Wolf referred back to a statement he made last year, when he said he and his colleagues were listening to the conversations of the time, and added that the show’s crew read “virtually everything” written on the subject from both sides of the political spectrum—“from the far left to the far right.” (The Law & Order boss did not elaborate on what specific resources or groups the team might have consulted.)

“Of course we deal with what’s going on,” Wolf continued, “but it’s never in a knee-jerk way.” He described “the paradigm episode” of Law & Order as a conversation between all of the series regulars, in which each of them is on a different side of the same question and “every one of them is right—because life is not black and white, it’s shades of grey.”

Ultimately, he said, “What I said in the spring still holds: The shows will speak for themselves.”

As Elliot Stabler re-entered the world of Law & Order last week during the crossover premiere, he faced questions from several colleagues about his style of policing.

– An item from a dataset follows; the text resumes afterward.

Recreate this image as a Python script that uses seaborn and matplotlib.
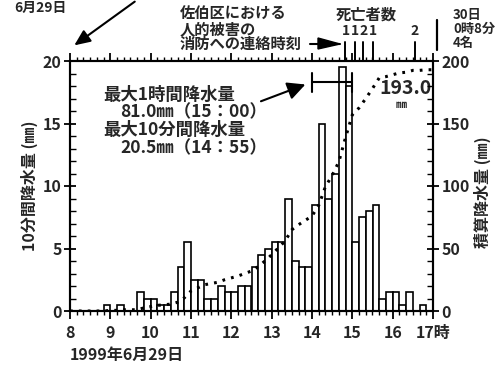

Many of the detective’s older colleagues, like Hargitay’s Olivia Benson and Ice-T’s Finn Tutuola, vouched for him to newer colleagues, who were more skeptical. Stabler himself, meanwhile, appeared frustrated by the constant hand-wringing, even as he acknowledged that, yes, the world of policing is changing.

But beyond the newfound questions about Stabler’s character, Organized Crime will also be distinct from the other Law & Order properties in its storytelling. As Wolf recently revealed, the show’s premiere season will include three eight-episode arcs, which he likened to The Godfather, American Gangster, and, finally, Scarface.

“All you have to do is look at the casting in the first episode and realize, you know, this is not episodic casting,” Wolf said—referring to an episode that included Dylan McDermott as our first big bad, the rising mafioso Richard Wheatley. “We’re shooting for bigger game [with Organized Crime],” Wolf said, “and I think it’s gonna be endlessly interesting, and the character... has evolved in subtle ways that are given a lot more than lip service.”

To that end, perhaps, Organized Crime’s premiere included a major tragedy. The series begins with the death of Elliot Stabler’s wife, Kathy Stabler—an occasional presence on SVU for years before Meloni’s departure. Asked what he would say to anyone displeased that the show chose to kick off by using a dead wife to motivate its male central character, Wolf was blunt: “You can’t please all the people any of the time. It’s not what we do; the only thing we can do is tell stories.”

You can’t please all the people any of the time. It’s not what we do; the only thing we can do is tell stories.

Chaiken said the plot point had already been established by the time she came aboard as showrunner, but added that she thought it was a “great place to start.”

“I was immediately drawn in,” Chaiken said. “When you tell a story about a beloved character that’s been gone for many years, the first question you ask yourself is, ‘Why now?’ And that, as a storytelling catalyst, is one of the best ‘Why now’s I could think of.”

The silver lining of this tragedy, however, was pretty obvious to many fans from the start: Could Benson and Stabler finally become an item? (Once they heal all the pain Stabler caused when he left the force without saying goodbye, of course.) The answer to that question remains to be seen—but Meloni confirmed that both he and Hargitay were floored by fans’ responses to their on-air reunion.

“I think she was expecting it more than I was,” Meloni said of his longtime co-star. “Because I think... she’s been in the Law & Order stew... I was not prepared. ”

“It’s overwhelming, and it’s wonderful, and it’s very appreciated,” Meloni continued. “And I think this time around, I don’t know, the pressure’s off. I feel less pressure than I did when Dick first tasked me with being Elliot Stabler. So I’m a bit freer to appreciate everything. It’s a nice journey.”